Exercise prompt -
Everything from the first line of the data below through the line that contains "6.6, 3.4, 1.7, 0.8, 0.3]" should be written out exactly, please, and nothing more; the pictures stay out.

[Items listed in a dataset]
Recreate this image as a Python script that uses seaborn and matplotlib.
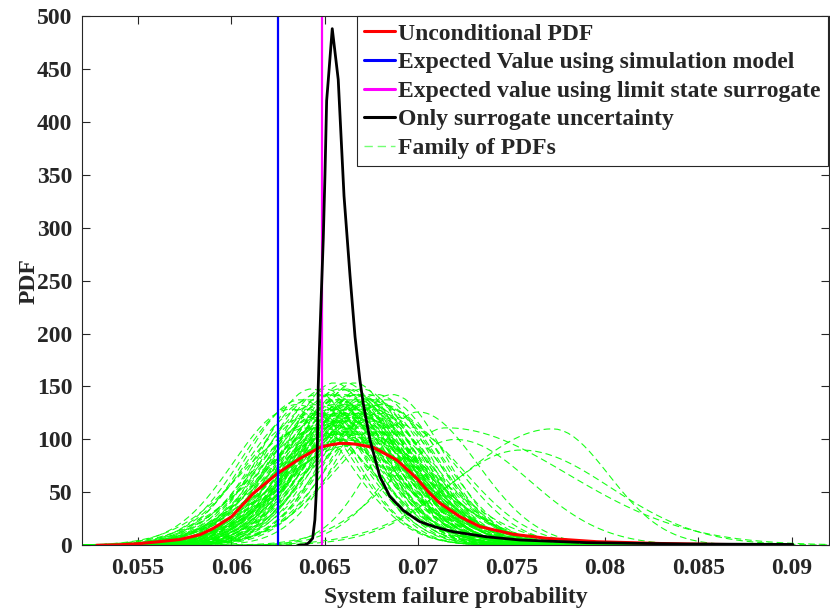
import numpy as np
import pandas as pd
import matplotlib
matplotlib.use("Agg")
import matplotlib.pyplot as plt
from matplotlib.lines import Line2D
import seaborn as sns

# ---------------- data ----------------
# Unconditional PDF (red)
red_x = [0.05279, 0.05403, 0.05501, 0.05618, 0.05725, 0.05832, 0.05903, 0.06001,
         0.06117, 0.06248, 0.06367, 0.06474, 0.06528, 0.06581, 0.06624, 0.06671,
         0.06759, 0.06885, 0.06992, 0.07063, 0.07117, 0.07224, 0.07331, 0.07509,
         0.07688, 0.07955, 0.08294, 0.08615, 0.08901]
red_y = [0.0, 0.5, 1.5, 3.5, 5.5, 10.0, 16.0, 27.0,
         49.0, 68.0, 82.0, 92.5, 94.8, 96.3, 96.2, 95.4,
         92.5, 80.6, 63.3, 49.0, 39.7, 27.0, 17.6, 10.4,
         6.6, 3.4, 1.7, 0.8, 0.3]

# Only surrogate uncertainty (black)
black_x = [0.06358, 0.06394, 0.06412, 0.06435, 0.06447, 0.06456, 0.06462, 0.06465,
           0.06471, 0.06482, 0.06492, 0.06501, 0.06510, 0.06519, 0.06540, 0.06572,
           0.06603, 0.06635, 0.06662, 0.06688, 0.06706, 0.06742, 0.06795, 0.06849,
           0.06920, 0.06974, 0.07009, 0.07063, 0.07117, 0.07188, 0.07367, 0.07545,
           0.07902, 0.08437, 0.09006]
black_y = [0.0, 0.5, 2.0, 6.6, 24.0, 55.0, 112.0, 150.0,
           185.0, 240.0, 290.0, 350.0, 420.0, 440.0, 488.0, 440.0,
           330.0, 255.0, 197.0, 156.0, 134.0, 99.5, 64.8, 46.0,
           33.0, 26.4, 22.3, 19.0, 16.0, 12.8, 8.0, 5.0,
           2.5, 1.2, 0.8]

# Expected values (vertical lines)
ev_simulation = 0.0625
ev_surrogate = 0.06485

# Family of PDFs: main bundle (centre and spread, x1e-3)
bundle_mean = [63.5, 63.9, 64.2, 64.4, 64.6, 64.7, 64.9, 65.0, 65.1, 65.2,
               65.3, 65.4, 65.5, 65.5, 65.6, 65.7, 65.8, 65.8, 65.9, 66.0,
               66.0, 66.1, 66.1, 66.2, 66.2, 66.3, 66.3, 66.4, 66.4, 66.5,
               66.5, 66.6, 66.6, 66.7, 66.7, 66.8, 66.8, 66.9, 67.0, 67.0,
               67.1, 67.2, 67.3, 67.4, 67.5, 67.6, 67.8, 68.0, 68.3, 68.6,
               64.8, 65.6, 66.0, 66.4, 66.9, 67.3, 65.2, 66.6, 65.9, 67.1,
               68.0, 69.0,
               63.2, 63.7, 64.0, 64.3, 64.5, 64.9, 65.1, 65.4, 65.7, 65.9,
               66.1, 66.3, 66.5, 66.7, 66.9, 67.1, 67.4, 67.7, 68.1, 68.4,
               64.1, 64.6, 65.0, 65.3, 65.8, 66.2, 66.6, 67.0, 67.5, 68.8]
bundle_sd = [3.0, 3.1, 2.9, 3.2, 2.8, 3.3, 3.0, 2.7, 3.1, 2.9,
             3.4, 2.8, 3.0, 2.6, 3.2, 2.9, 3.1, 2.7, 3.3, 3.0,
             2.8, 3.2, 2.6, 3.0, 3.4, 2.9, 2.7, 3.1, 3.3, 2.8,
             3.0, 2.6, 3.2, 2.9, 3.5, 2.8, 3.1, 3.0, 2.7, 3.3,
             2.9, 3.2, 2.8, 3.0, 3.1, 2.9, 2.8, 3.0, 2.9, 2.8,
             3.6, 3.8, 4.0, 3.7, 3.9, 4.1, 3.5, 4.2, 3.8, 3.6,
             3.2, 3.5,
             3.1, 2.9, 3.3, 2.7, 3.0, 3.2, 2.8, 3.1, 2.9, 3.4,
             2.7, 3.1, 3.3, 2.8, 3.2, 3.0, 2.9, 3.3, 3.0, 3.1,
             3.6, 3.4, 3.9, 3.5, 3.7, 4.0, 3.6, 3.8, 3.4, 3.3]
# Family of PDFs: outlying members (mode, peak, left / right spread)
outlier_mode = [0.0772, 0.0715, 0.0755, 0.0700, 0.0720]
outlier_peak = [110.0, 111.0, 90.0, 126.0, 100.0]
outlier_sd_left = [0.0048, 0.0030, 0.0040, 0.0025, 0.0035]
outlier_sd_right = [0.0030, 0.0065, 0.0048, 0.0032, 0.0040]

legend_labels = ["Unconditional PDF",
                 "Expected Value using simulation model",
                 "Expected value using limit state surrogate",
                 "Only surrogate uncertainty",
                 "Family of PDFs"]
x_ticks = [0.055, 0.06, 0.065, 0.07, 0.075, 0.08, 0.085, 0.09]
x_tick_labels = ["0.055", "0.06", "0.065", "0.07", "0.075", "0.08", "0.085", "0.09"]
y_ticks = [0, 50, 100, 150, 200, 250, 300, 350, 400, 450, 500]

# ---------------- build tables ----------------
fam_rows = []
cid = 0
for m, s in zip(bundle_mean, bundle_sd):
    m *= 1e-3
    s *= 1e-3
    xs = np.linspace(m - 4.5 * s, m + 4.5 * s, 90)
    ys = np.exp(-0.5 * ((xs - m) / s) ** 2) / (s * np.sqrt(2 * np.pi))
    fam_rows.append(pd.DataFrame({"x": xs, "pdf": ys, "curve": cid}))
    cid += 1
for m, p, sl, sr in zip(outlier_mode, outlier_peak, outlier_sd_left, outlier_sd_right):
    xs = np.linspace(m - 4.0 * sl, m + 4.0 * sr, 110)
    sd = np.where(xs < m, sl, sr)
    ys = p * np.exp(-0.5 * ((xs - m) / sd) ** 2)
    fam_rows.append(pd.DataFrame({"x": xs, "pdf": ys, "curve": cid}))
    cid += 1
fam_df = pd.concat(fam_rows, ignore_index=True)
red_df = pd.DataFrame({"x": red_x, "pdf": red_y})
black_df = pd.DataFrame({"x": black_x, "pdf": black_y})

# ---------------- style ----------------
sns.set_style("ticks")
plt.rcParams["font.family"] = ["Liberation Serif", "DejaVu Serif"]
plt.rcParams["font.weight"] = "bold"
plt.rcParams["axes.labelweight"] = "bold"
axis_col = "#262626"
fs = 17

fig = plt.figure(figsize=(8.3, 6.12), dpi=100)
ax = fig.add_axes([0.0988, 0.109, 0.9, 0.8649])

green = (0.0, 1.0, 0.0)
sns.lineplot(data=fam_df, x="x", y="pdf", units="curve", estimator=None,
             color=green, lw=0.8, linestyle=(0, (6, 3.5)), alpha=0.9,
             legend=False, ax=ax, sort=False)
sns.lineplot(data=red_df, x="x", y="pdf", color="#ff0000", lw=2.2, ax=ax,
             sort=False, legend=False)
ax.axvline(ev_simulation, color="#0000ff", lw=1.6)
ax.axvline(ev_surrogate, color="#ff00ff", lw=1.6)
sns.lineplot(data=black_df, x="x", y="pdf", color="black", lw=2.0, ax=ax,
             sort=False, legend=False)

ax.set_xlim(0.052, 0.092)
ax.set_ylim(0, 500)
ax.set_xticks(x_ticks)
ax.set_xticklabels(x_tick_labels)
ax.set_yticks(y_ticks)
ax.set_xlabel("System failure probability", fontsize=fs, fontweight="bold",
              color=axis_col, labelpad=6)
ax.set_ylabel("PDF", fontsize=fs, fontweight="bold", color=axis_col, labelpad=-2)
ax.tick_params(direction="in", length=5.5, width=0.8, colors=axis_col,
               labelsize=fs, top=True, right=True)
ax.tick_params(axis="x", pad=9)
ax.tick_params(axis="y", pad=7)
for lab in ax.get_xticklabels() + ax.get_yticklabels():
    lab.set_fontweight("bold")
for sp in ax.spines.values():
    sp.set_visible(True)
    sp.set_color(axis_col)
    sp.set_linewidth(0.8)

handles = [Line2D([], [], color="#ff0000", lw=2.2),
           Line2D([], [], color="#0000ff", lw=2.2),
           Line2D([], [], color="#ff00ff", lw=2.2),
           Line2D([], [], color="black", lw=2.2),
           Line2D([], [], color=(0.45, 1.0, 0.45), lw=1.0, linestyle=(0, (6, 3.5)))]
leg = ax.legend(handles, legend_labels, loc="upper right", bbox_to_anchor=(0.998, 1.0),
                borderaxespad=0.0, prop={"weight": "bold", "size": fs},
                handlelength=1.3, handletextpad=0.12, labelspacing=0.3,
                borderpad=0.3, fancybox=False, framealpha=1.0)
leg.get_frame().set_edgecolor(axis_col)
leg.get_frame().set_linewidth(0.8)

fig.savefig("out.png", dpi=100)
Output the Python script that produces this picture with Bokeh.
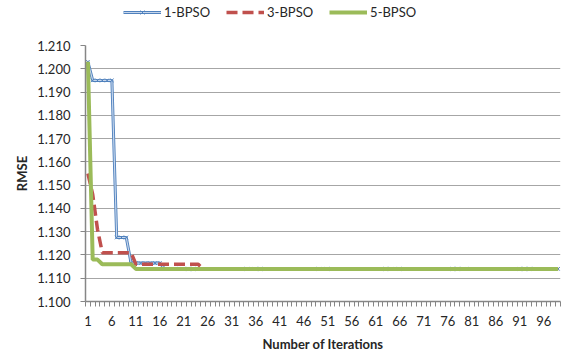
from bokeh.plotting import figure
from bokeh.layouts import column
from bokeh.models import FixedTicker, Legend, LegendItem, Range1d, NumeralTickFormatter
from bokeh.embed import file_html
from bokeh.resources import INLINE

# ---------------- data ----------------
iterations = list(range(1, 100))

bpso1 = [1.203, 1.195, 1.195, 1.195, 1.195, 1.195, 1.1275, 1.1275, 1.1275, 1.1165,
         1.1165, 1.1165, 1.1165, 1.1165, 1.1165, 1.1165, 1.114, 1.114, 1.114, 1.114,
         1.114, 1.114, 1.114, 1.114, 1.114, 1.114, 1.114, 1.114, 1.114, 1.114,
         1.114, 1.114, 1.114, 1.114, 1.114, 1.114, 1.114, 1.114, 1.114, 1.114,
         1.114, 1.114, 1.114, 1.114, 1.114, 1.114, 1.114, 1.114, 1.114, 1.114,
         1.114, 1.114, 1.114, 1.114, 1.114, 1.114, 1.114, 1.114, 1.114, 1.114,
         1.114, 1.114, 1.114, 1.114, 1.114, 1.114, 1.114, 1.114, 1.114, 1.114,
         1.114, 1.114, 1.114, 1.114, 1.114, 1.114, 1.114, 1.114, 1.114, 1.114,
         1.114, 1.114, 1.114, 1.114, 1.114, 1.114, 1.114, 1.114, 1.114, 1.114,
         1.114, 1.114, 1.114, 1.114, 1.114, 1.114, 1.114, 1.114, 1.114]

bpso3 = [1.155, 1.146, 1.131, 1.121, 1.121, 1.121, 1.121, 1.121, 1.121, 1.121,
         1.116, 1.116, 1.116, 1.116, 1.116, 1.116, 1.116, 1.116, 1.116, 1.116,
         1.116, 1.116, 1.116, 1.116, 1.114, 1.114, 1.114, 1.114, 1.114, 1.114,
         1.114, 1.114, 1.114, 1.114, 1.114, 1.114, 1.114, 1.114, 1.114, 1.114,
         1.114, 1.114, 1.114, 1.114, 1.114, 1.114, 1.114, 1.114, 1.114, 1.114,
         1.114, 1.114, 1.114, 1.114, 1.114, 1.114, 1.114, 1.114, 1.114, 1.114,
         1.114, 1.114, 1.114, 1.114, 1.114, 1.114, 1.114, 1.114, 1.114, 1.114,
         1.114, 1.114, 1.114, 1.114, 1.114, 1.114, 1.114, 1.114, 1.114, 1.114,
         1.114, 1.114, 1.114, 1.114, 1.114, 1.114, 1.114, 1.114, 1.114, 1.114,
         1.114, 1.114, 1.114, 1.114, 1.114, 1.114, 1.114, 1.114, 1.114]

bpso5 = [1.203, 1.118, 1.118, 1.116, 1.116, 1.116, 1.116, 1.116, 1.116, 1.116,
         1.114, 1.114, 1.114, 1.114, 1.114, 1.114, 1.114, 1.114, 1.114, 1.114,
         1.114, 1.114, 1.114, 1.114, 1.114, 1.114, 1.114, 1.114, 1.114, 1.114,
         1.114, 1.114, 1.114, 1.114, 1.114, 1.114, 1.114, 1.114, 1.114, 1.114,
         1.114, 1.114, 1.114, 1.114, 1.114, 1.114, 1.114, 1.114, 1.114, 1.114,
         1.114, 1.114, 1.114, 1.114, 1.114, 1.114, 1.114, 1.114, 1.114, 1.114,
         1.114, 1.114, 1.114, 1.114, 1.114, 1.114, 1.114, 1.114, 1.114, 1.114,
         1.114, 1.114, 1.114, 1.114, 1.114, 1.114, 1.114, 1.114, 1.114, 1.114,
         1.114, 1.114, 1.114, 1.114, 1.114, 1.114, 1.114, 1.114, 1.114, 1.114,
         1.114, 1.114, 1.114, 1.114, 1.114, 1.114, 1.114, 1.114, 1.114]

x_tick_values = [1, 6, 11, 16, 21, 26, 31, 36, 41, 46, 51, 56, 61, 66, 71, 76, 81, 86, 91, 96]
y_tick_values = [1.100, 1.110, 1.120, 1.130, 1.140, 1.150, 1.160, 1.170, 1.180, 1.190, 1.200, 1.210]
series_labels = ["1-BPSO", "3-BPSO", "5-BPSO"]

# ---------------- styling ----------------
FONT = "Lato"
TEXT = "#262626"
AXIS = "#868686"
GRID = "#A6A6A6"
BLUE = "#4F81BD"
BLUE_LIGHT = "#C6D6EC"
RED = "#C0504D"
GREEN = "#9BBB59"

blue_outer = dict(line_color=BLUE, line_width=3)
blue_inner = dict(line_color=BLUE_LIGHT, line_width=1.2)
blue_mark = dict(marker="x", size=5, line_color=BLUE, line_width=1)
red_style = dict(line_color=RED, line_width=3.5, line_dash="11 5")
green_style = dict(line_color=GREEN, line_width=4)

# ---------------- main chart ----------------
p = figure(width=566, height=319, output_backend="svg", toolbar_location=None,
           x_range=Range1d(0.5, len(iterations) + 0.5), y_range=Range1d(1.100, 1.210),
           min_border_left=85, min_border_right=6, min_border_top=8, min_border_bottom=55)
p.outline_line_color = None
p.background_fill_color = "white"
p.border_fill_color = "white"
p.xgrid.visible = False
p.ygrid.grid_line_color = GRID
p.ygrid.grid_line_width = 1

p.line(iterations, bpso1, **blue_outer)
p.line(iterations, bpso1, **blue_inner)
p.scatter(iterations, bpso1, **blue_mark)
p.line(iterations, bpso3, **red_style)
p.line(iterations, bpso5, **green_style)

# x axis
p.xaxis.ticker = FixedTicker(ticks=x_tick_values,
                             minor_ticks=[i + 0.5 for i in range(0, len(iterations) + 1)])
p.xaxis.major_tick_out = 0
p.xaxis.major_tick_in = 0
p.xaxis.minor_tick_out = 5
p.xaxis.minor_tick_in = 0
p.xaxis.minor_tick_line_color = AXIS
p.xaxis.axis_line_color = AXIS
p.xaxis.axis_line_width = 1.5
p.xaxis.major_label_standoff = 9
p.xaxis.axis_label = "Number of Iterations"
p.xaxis.axis_label_standoff = 7

# y axis
p.yaxis.ticker = FixedTicker(ticks=y_tick_values, minor_ticks=[])
p.yaxis.formatter = NumeralTickFormatter(format="0.000")
p.yaxis.major_tick_out = 5
p.yaxis.major_tick_in = 0
p.yaxis.major_tick_line_color = AXIS
p.yaxis.axis_line_color = AXIS
p.yaxis.axis_line_width = 1.5
p.yaxis.major_label_standoff = 10
p.yaxis.axis_label = "RMSE"
p.yaxis.axis_label_standoff = 4

for ax in (p.xaxis, p.yaxis):
    ax.major_label_text_font = FONT
    ax.major_label_text_font_size = "13px"
    ax.major_label_text_color = TEXT
    ax.axis_label_text_font = FONT
    ax.axis_label_text_font_size = "13px"
    ax.axis_label_text_font_style = "bold"
    ax.axis_label_text_color = TEXT

# ---------------- legend strip (same series, drawn outside its visible range) ----------------
lg = figure(width=566, height=37, output_backend="svg", toolbar_location=None,
            x_range=Range1d(0, 0.5), y_range=Range1d(0, 0.5),
            x_axis_location=None, y_axis_location=None,
            min_border_left=0, min_border_right=0, min_border_top=0, min_border_bottom=0)
lg.outline_line_color = None
lg.grid.visible = False
lg.border_fill_color = "white"

lb1 = lg.line(iterations, bpso1, **blue_outer)
lb2 = lg.line(iterations, bpso1, **blue_inner)
lb3 = lg.scatter(iterations, bpso1, **blue_mark)
lr = lg.line(iterations, bpso3, **red_style)
lgr = lg.line(iterations, bpso5, **green_style)

legend = Legend(items=[LegendItem(label=series_labels[0], renderers=[lb1, lb2, lb3]),
                       LegendItem(label=series_labels[1], renderers=[lr]),
                       LegendItem(label=series_labels[2], renderers=[lgr])],
                orientation="horizontal", location=(38, 17))
legend.border_line_color = None
legend.background_fill_alpha = 0
legend.label_text_font = FONT
legend.label_text_font_size = "13px"
legend.label_text_color = TEXT
legend.glyph_width = 38
legend.glyph_height = 14
legend.label_standoff = 3
legend.spacing = 16
legend.padding = 0
legend.margin = 0
lg.add_layout(legend)

layout = column(lg, p, spacing=0)
open("out.html", "w").write(file_html(layout, INLINE))
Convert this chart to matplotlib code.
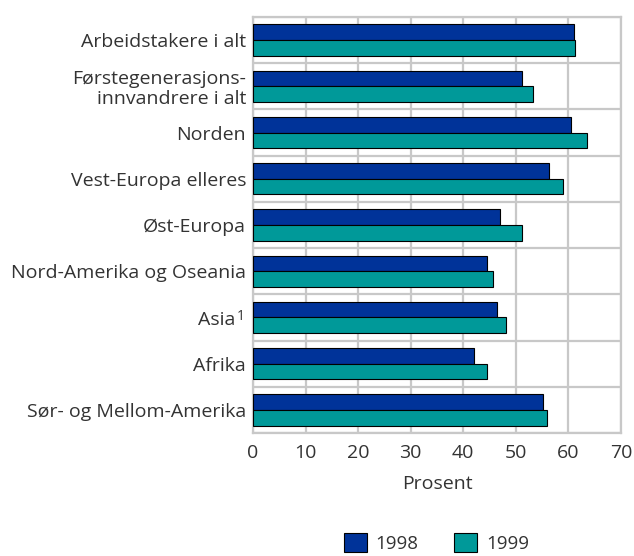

Written answer -
Recreate this image as a Python script that uses seaborn and matplotlib.
import numpy as np
import pandas as pd
import matplotlib
matplotlib.use("Agg")
import matplotlib.pyplot as plt
from matplotlib.lines import Line2D
import seaborn as sns

# ---------------- data ----------------
# Unconditional PDF (red)
red_x = [0.05279, 0.05403, 0.05501, 0.05618, 0.05725, 0.05832, 0.05903, 0.06001,
         0.06117, 0.06248, 0.06367, 0.06474, 0.06528, 0.06581, 0.06624, 0.06671,
         0.06759, 0.06885, 0.06992, 0.07063, 0.07117, 0.07224, 0.07331, 0.07509,
         0.07688, 0.07955, 0.08294, 0.08615, 0.08901]
red_y = [0.0, 0.5, 1.5, 3.5, 5.5, 10.0, 16.0, 27.0,
         49.0, 68.0, 82.0, 92.5, 94.8, 96.3, 96.2, 95.4,
         92.5, 80.6, 63.3, 49.0, 39.7, 27.0, 17.6, 10.4,
         6.6, 3.4, 1.7, 0.8, 0.3]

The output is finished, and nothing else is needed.